Facteur d’insécurité juridique

 

Toutefois, on ne peut qu’être frappé de constater que les propositions de RIP font l’objet d’un contrôle très rigoureux de la part du Conseil constitutionnel alors que les projets de référendum de l’article 11 pouvant être décidés par le chef de l’Etat, à l’initiative du gouvernement ou des assemblées (article 11 al. 1er de la Constitution), ne font l’objet d’aucun contrôle juridictionnel préalable. Le président de la République est donc libre d’interpréter comme il le souhaite le champ d’application du référendum y compris d’utiliser cette procédure pour réformer la Constitution, comme a pu le faire le général de Gaulle en 1962, en dehors de la procédure normale prévue par l’article 89 de la Constitution, pour éviter le blocage du Sénat. 

La troisième barrière tient au nombre de signatures requis pour soutenir la proposition d’initiative parlementaire. Le taux de 10 % du corps électoral est trop élevé pour une procédure qui ne garantit même pas l’organisation d’un référendum.

Les étapes suivantes n’ont pas encore été explorées et laissent planer de nouveau plusieurs inconnues qui ne pourront être levées que par des pratiques qui seront autant d’interprétations du cadre ou de l’absence de cadre existant.

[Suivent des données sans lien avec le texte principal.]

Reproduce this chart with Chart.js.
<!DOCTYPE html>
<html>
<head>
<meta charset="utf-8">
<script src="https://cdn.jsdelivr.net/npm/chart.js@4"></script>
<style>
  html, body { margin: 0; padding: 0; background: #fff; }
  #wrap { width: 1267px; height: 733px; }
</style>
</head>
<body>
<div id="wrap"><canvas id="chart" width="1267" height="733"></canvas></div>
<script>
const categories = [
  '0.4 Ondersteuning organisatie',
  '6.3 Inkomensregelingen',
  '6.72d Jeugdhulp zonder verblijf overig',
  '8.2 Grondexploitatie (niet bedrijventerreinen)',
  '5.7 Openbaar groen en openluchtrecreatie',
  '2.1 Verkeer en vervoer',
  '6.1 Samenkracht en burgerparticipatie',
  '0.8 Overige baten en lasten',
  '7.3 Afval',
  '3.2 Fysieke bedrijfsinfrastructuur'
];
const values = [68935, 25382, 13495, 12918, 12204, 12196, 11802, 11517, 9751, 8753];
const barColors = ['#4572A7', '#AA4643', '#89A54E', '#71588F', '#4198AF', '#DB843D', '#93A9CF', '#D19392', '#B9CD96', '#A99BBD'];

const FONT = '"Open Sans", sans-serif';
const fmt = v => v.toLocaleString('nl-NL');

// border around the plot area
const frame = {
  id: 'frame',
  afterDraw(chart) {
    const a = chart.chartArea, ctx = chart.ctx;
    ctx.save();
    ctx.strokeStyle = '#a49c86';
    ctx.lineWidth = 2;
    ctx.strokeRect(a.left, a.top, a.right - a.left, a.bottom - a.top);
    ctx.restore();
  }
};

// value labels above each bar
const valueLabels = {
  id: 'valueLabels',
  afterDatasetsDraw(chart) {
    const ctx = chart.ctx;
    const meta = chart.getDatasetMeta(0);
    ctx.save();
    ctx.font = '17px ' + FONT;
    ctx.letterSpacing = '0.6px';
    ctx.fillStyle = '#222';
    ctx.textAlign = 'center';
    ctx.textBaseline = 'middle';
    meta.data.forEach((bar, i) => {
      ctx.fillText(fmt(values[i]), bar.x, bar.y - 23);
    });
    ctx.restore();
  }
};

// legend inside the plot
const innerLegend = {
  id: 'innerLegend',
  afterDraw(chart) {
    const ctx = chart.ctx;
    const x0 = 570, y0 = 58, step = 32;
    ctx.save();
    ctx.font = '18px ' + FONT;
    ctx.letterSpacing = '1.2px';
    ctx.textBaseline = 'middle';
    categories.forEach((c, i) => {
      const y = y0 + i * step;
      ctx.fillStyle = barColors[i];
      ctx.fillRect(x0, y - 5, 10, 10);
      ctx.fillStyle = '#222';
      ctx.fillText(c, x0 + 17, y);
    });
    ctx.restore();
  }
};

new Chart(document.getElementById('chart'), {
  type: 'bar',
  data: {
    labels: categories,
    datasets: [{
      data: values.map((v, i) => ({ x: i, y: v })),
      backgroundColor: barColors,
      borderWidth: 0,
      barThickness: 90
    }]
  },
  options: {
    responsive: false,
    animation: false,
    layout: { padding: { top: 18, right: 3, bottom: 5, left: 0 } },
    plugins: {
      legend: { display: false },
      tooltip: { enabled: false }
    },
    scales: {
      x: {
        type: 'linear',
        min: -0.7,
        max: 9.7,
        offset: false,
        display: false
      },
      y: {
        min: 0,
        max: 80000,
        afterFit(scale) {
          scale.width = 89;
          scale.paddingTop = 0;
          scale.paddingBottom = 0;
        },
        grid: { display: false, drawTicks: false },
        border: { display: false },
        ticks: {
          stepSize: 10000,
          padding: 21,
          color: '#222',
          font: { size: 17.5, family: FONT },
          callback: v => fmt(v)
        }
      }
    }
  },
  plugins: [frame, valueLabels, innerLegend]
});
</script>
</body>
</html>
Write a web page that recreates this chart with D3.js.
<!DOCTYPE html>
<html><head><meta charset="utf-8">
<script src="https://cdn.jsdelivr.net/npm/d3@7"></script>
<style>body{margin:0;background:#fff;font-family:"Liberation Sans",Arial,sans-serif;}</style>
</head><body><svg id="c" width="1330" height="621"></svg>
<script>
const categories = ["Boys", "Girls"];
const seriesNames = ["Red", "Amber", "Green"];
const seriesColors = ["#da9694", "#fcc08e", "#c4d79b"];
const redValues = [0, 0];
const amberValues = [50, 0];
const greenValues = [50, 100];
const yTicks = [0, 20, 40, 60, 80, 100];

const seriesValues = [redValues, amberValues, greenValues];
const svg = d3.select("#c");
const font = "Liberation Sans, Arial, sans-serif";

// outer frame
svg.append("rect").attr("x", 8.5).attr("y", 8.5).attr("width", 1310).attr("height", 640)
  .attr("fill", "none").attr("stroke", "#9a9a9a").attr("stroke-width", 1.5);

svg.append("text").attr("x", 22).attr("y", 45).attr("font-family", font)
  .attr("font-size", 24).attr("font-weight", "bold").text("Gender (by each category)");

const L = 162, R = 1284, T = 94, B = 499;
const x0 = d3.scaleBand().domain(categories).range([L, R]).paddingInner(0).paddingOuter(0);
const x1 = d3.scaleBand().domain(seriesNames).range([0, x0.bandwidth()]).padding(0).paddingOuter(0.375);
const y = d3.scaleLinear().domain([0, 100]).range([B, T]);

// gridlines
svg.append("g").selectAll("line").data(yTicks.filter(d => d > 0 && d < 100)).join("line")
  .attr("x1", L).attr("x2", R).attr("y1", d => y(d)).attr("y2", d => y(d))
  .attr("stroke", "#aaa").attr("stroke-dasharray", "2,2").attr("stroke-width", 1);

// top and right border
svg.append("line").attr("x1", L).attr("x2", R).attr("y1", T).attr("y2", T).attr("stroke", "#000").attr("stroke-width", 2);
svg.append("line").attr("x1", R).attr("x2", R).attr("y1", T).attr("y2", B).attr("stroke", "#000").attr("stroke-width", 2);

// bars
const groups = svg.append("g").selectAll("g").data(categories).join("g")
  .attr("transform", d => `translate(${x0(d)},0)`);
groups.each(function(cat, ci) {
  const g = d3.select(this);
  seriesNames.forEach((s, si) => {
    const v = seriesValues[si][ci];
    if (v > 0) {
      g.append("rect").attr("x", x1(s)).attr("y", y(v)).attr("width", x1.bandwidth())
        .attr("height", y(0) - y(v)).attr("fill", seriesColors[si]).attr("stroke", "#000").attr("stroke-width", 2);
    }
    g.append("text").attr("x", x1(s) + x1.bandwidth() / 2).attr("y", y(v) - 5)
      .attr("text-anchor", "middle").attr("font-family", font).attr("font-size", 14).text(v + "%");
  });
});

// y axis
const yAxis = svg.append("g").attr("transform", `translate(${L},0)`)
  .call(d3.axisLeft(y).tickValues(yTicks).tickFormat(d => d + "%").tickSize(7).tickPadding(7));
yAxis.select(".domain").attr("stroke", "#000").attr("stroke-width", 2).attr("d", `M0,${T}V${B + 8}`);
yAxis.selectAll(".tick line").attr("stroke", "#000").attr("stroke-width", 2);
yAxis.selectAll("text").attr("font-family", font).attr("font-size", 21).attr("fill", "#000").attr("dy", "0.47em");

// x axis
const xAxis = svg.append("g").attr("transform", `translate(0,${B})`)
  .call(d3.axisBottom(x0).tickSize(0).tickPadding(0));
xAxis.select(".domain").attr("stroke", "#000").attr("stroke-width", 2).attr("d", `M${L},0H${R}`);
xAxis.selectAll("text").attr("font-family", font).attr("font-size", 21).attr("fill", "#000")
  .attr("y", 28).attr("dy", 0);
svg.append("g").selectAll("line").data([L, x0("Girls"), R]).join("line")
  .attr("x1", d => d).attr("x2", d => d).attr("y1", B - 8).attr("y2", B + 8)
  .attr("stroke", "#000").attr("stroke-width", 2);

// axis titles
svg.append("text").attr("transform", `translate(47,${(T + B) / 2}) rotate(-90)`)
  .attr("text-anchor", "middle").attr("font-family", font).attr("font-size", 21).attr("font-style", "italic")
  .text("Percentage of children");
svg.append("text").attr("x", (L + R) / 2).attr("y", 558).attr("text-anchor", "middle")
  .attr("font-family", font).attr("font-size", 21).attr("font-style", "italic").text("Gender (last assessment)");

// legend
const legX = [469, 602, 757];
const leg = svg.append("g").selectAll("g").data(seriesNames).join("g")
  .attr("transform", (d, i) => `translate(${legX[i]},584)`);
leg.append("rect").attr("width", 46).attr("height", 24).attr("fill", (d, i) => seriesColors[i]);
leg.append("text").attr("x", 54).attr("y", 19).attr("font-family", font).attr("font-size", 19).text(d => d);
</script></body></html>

Le flou entourant ce dispositif est un facteur d’insécurité juridique pour tous car il laisse une marge d’appréciation trop importante à ceux qui l’interprètent. Il est d’autant plus regrettable que le RIP est à tort perçu comme un moyen pour les citoyens de faire valoir une revendication forte. Le mal nommé RIP suscite sans doute trop d’attentes par rapport à une volonté grandissante de participation directe des citoyens aux politiques publiques. Il ne constitue ni un droit au référendum, ni un droit d’initiative législative citoyenne.

On pourrait toutefois espérer que les parlementaires d’opposition tirent de cette jurisprudence du Conseil constitutionnel quelques enseignements. Que les propositions de RIP présentées à l’avenir soient de véritables contre-projets aux réformes en cours, déposés plus tôt et mieux préparés. Cela ne règle toutefois pas le problème de ce qu’il se passe après 9 mois de récolte des signatures, période longue qui n’est pas nécessairement propice à l’apaisement des tensions.

C’est la raison pour laquelle la manière dont est appréhendée la participation citoyenne en France doit être repensée et adaptée à de nombreux égards ce qui supposerait une réforme profonde des deux procédures de l’article 11 de la Constitution.